Exercise:
Among the lines of the listing below, retype exactly those from the one containing "Emit a Python" through the one containing "kontrol = [0.0, -3.33, -4.36]", both included. Do not include pictures.

Extracted entries:
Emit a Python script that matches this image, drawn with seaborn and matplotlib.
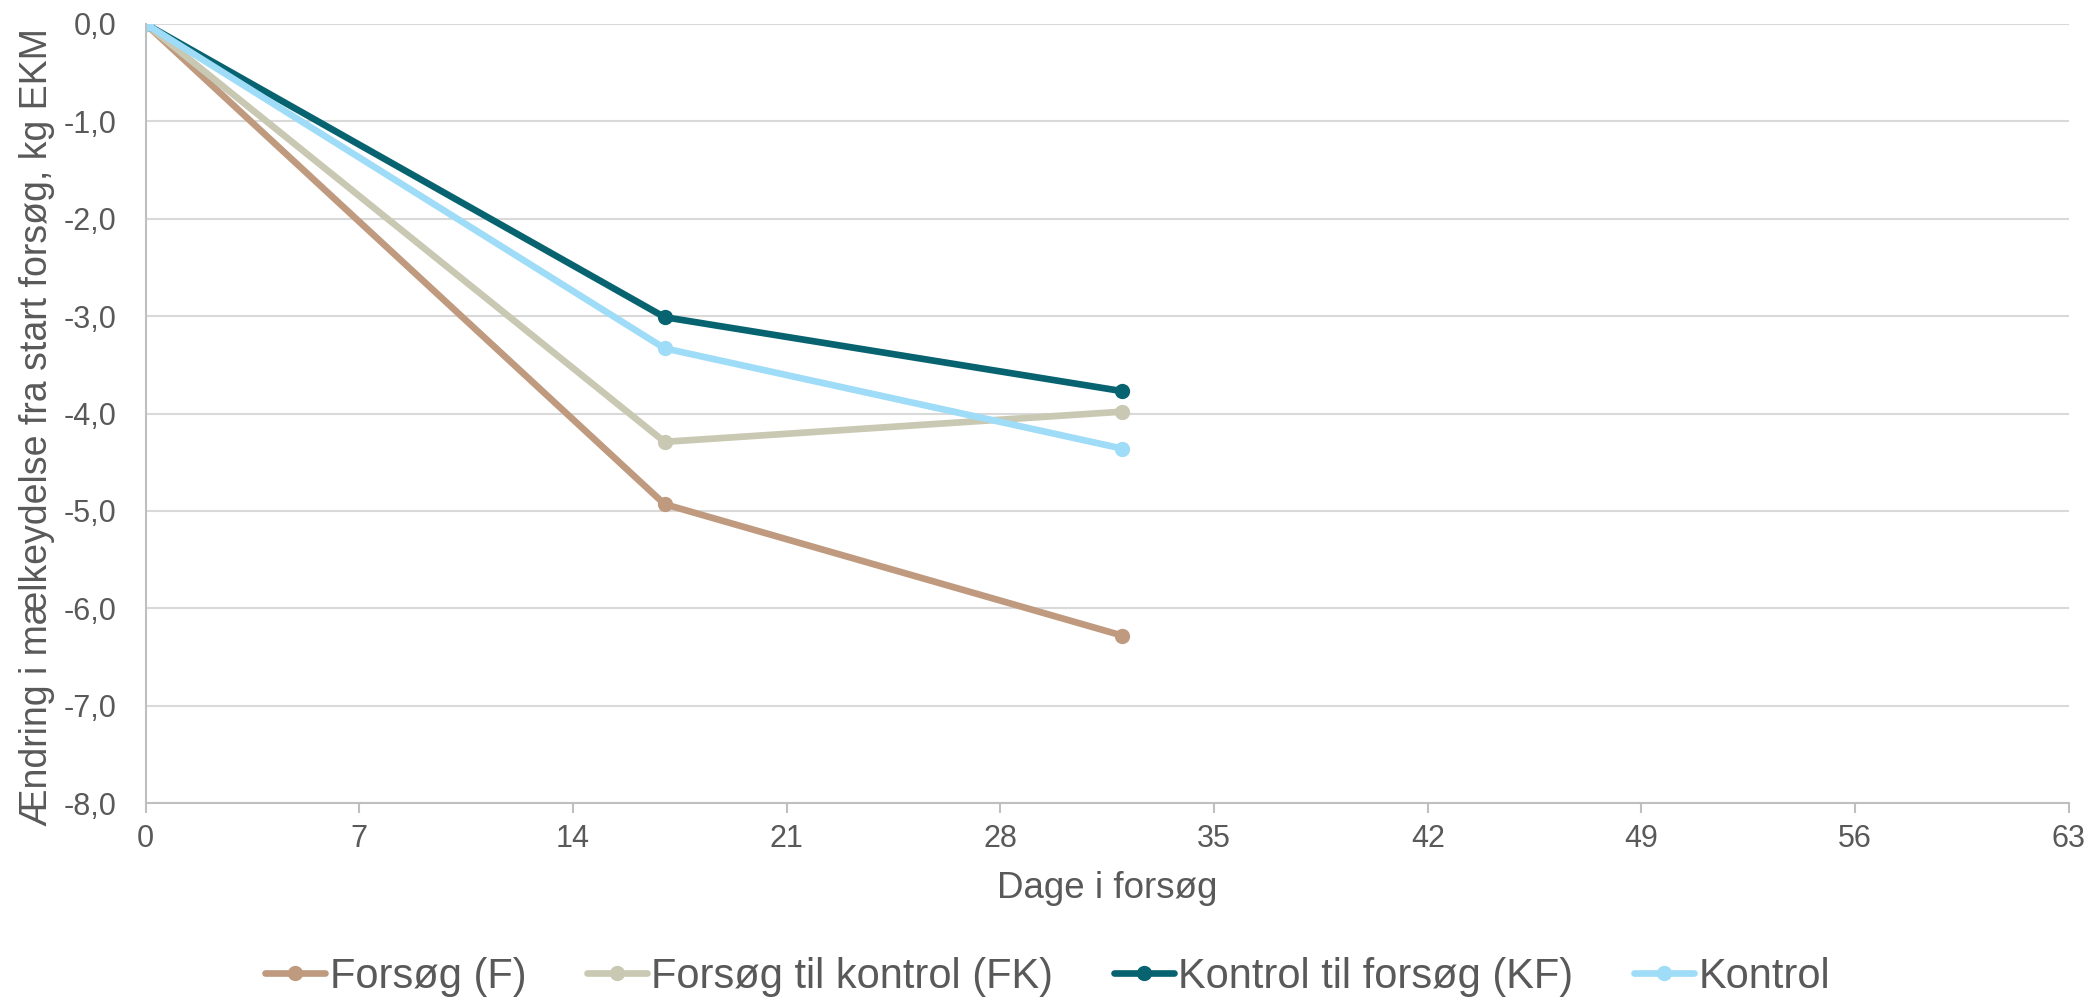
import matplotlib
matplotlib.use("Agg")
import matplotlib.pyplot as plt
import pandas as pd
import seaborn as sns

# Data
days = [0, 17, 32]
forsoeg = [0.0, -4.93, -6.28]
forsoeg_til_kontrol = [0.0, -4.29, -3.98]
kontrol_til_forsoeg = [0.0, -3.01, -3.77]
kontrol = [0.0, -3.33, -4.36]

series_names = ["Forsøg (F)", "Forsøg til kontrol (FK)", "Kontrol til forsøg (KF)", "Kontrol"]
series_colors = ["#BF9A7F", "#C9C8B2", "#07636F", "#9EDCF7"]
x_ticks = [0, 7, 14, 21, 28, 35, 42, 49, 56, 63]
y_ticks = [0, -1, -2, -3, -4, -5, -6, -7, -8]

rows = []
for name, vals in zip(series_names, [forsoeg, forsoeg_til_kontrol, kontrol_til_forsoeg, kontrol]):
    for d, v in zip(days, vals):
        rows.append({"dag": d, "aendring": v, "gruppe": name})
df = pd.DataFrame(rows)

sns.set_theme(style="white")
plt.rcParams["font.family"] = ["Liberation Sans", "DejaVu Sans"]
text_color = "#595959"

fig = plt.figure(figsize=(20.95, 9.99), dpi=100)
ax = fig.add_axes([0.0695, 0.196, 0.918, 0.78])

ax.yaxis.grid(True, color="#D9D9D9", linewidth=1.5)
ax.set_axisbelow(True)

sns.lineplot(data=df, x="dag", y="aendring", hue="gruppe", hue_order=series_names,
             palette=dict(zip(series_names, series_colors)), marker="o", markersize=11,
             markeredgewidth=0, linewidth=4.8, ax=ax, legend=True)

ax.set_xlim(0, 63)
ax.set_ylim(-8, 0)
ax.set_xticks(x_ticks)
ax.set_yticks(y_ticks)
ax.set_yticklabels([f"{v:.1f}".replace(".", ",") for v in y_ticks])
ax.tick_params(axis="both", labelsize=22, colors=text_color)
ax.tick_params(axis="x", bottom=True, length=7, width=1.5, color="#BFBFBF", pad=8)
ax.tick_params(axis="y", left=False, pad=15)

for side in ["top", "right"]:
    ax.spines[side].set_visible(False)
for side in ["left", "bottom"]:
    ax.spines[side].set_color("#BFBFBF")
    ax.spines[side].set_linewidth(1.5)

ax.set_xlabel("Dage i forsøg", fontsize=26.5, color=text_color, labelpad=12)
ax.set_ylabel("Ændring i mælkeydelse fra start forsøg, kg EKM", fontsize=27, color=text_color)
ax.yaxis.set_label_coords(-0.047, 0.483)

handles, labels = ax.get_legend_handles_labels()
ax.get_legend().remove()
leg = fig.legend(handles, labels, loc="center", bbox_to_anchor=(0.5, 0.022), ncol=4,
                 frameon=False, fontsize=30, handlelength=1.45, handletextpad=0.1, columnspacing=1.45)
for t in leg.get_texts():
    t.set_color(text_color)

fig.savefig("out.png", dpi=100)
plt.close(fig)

* * *

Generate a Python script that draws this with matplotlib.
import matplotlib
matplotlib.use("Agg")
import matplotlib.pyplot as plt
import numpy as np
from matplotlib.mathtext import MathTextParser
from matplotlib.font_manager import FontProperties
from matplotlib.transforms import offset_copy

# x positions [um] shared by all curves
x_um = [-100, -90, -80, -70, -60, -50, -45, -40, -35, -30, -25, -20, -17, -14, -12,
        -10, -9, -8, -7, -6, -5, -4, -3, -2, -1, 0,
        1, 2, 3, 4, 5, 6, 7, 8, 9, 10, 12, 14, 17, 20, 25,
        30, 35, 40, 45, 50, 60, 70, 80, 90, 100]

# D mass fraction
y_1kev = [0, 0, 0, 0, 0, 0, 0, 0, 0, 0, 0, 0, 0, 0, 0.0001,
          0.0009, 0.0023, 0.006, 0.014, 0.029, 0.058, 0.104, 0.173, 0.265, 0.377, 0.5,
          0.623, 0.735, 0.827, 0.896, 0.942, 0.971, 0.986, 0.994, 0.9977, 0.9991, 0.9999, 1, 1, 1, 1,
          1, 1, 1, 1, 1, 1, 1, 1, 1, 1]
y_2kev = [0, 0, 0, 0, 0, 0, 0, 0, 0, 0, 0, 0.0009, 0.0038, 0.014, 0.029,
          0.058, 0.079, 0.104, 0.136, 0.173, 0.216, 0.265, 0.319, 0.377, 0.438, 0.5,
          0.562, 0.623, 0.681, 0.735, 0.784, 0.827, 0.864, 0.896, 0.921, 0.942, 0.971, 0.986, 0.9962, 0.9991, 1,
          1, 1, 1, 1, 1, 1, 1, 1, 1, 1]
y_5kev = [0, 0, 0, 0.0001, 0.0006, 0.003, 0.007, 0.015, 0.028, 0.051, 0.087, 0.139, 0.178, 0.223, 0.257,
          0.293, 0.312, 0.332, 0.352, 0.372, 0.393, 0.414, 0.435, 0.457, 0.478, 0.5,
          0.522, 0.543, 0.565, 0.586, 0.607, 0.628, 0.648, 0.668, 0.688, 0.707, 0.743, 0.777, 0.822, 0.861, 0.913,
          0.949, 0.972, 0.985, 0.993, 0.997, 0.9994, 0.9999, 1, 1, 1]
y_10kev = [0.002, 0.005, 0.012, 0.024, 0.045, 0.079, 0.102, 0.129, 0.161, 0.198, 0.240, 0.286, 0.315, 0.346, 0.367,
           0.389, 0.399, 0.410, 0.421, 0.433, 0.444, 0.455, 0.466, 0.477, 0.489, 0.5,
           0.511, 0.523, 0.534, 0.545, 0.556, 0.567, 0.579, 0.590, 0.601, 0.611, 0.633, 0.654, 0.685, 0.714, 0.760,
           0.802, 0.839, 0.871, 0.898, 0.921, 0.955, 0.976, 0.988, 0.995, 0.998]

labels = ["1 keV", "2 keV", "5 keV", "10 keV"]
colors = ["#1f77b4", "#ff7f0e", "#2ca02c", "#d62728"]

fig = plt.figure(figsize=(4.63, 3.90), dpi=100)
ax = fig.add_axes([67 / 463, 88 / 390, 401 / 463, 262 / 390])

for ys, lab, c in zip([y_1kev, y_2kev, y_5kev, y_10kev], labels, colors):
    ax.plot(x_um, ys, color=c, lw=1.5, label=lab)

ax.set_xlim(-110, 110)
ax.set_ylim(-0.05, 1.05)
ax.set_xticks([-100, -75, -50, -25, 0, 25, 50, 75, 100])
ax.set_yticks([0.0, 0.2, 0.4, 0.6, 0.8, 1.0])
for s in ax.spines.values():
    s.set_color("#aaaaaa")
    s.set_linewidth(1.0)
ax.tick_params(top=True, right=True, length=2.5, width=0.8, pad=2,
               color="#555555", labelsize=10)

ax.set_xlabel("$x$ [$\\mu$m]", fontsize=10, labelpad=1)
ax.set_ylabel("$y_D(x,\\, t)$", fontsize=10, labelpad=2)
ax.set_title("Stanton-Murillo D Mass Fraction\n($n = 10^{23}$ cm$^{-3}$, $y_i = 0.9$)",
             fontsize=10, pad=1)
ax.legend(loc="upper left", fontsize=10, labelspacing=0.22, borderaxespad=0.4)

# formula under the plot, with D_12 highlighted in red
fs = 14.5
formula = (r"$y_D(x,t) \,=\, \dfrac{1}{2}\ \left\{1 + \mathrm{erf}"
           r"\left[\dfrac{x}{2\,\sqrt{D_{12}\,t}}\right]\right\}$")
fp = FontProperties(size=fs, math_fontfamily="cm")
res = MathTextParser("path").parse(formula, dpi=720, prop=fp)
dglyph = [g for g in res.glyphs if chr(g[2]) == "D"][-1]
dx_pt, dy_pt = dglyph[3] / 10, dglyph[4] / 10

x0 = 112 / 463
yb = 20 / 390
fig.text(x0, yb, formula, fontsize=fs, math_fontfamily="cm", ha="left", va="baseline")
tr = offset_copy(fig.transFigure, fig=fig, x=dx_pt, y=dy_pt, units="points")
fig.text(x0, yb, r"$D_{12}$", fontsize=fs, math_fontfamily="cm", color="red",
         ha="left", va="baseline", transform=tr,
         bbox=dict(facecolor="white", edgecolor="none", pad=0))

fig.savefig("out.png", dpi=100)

Task result:
Emit a Python script that matches this image, drawn with seaborn and matplotlib.
import matplotlib
matplotlib.use("Agg")
import matplotlib.pyplot as plt
import pandas as pd
import seaborn as sns

# Data
days = [0, 17, 32]
forsoeg = [0.0, -4.93, -6.28]
forsoeg_til_kontrol = [0.0, -4.29, -3.98]
kontrol_til_forsoeg = [0.0, -3.01, -3.77]
kontrol = [0.0, -3.33, -4.36]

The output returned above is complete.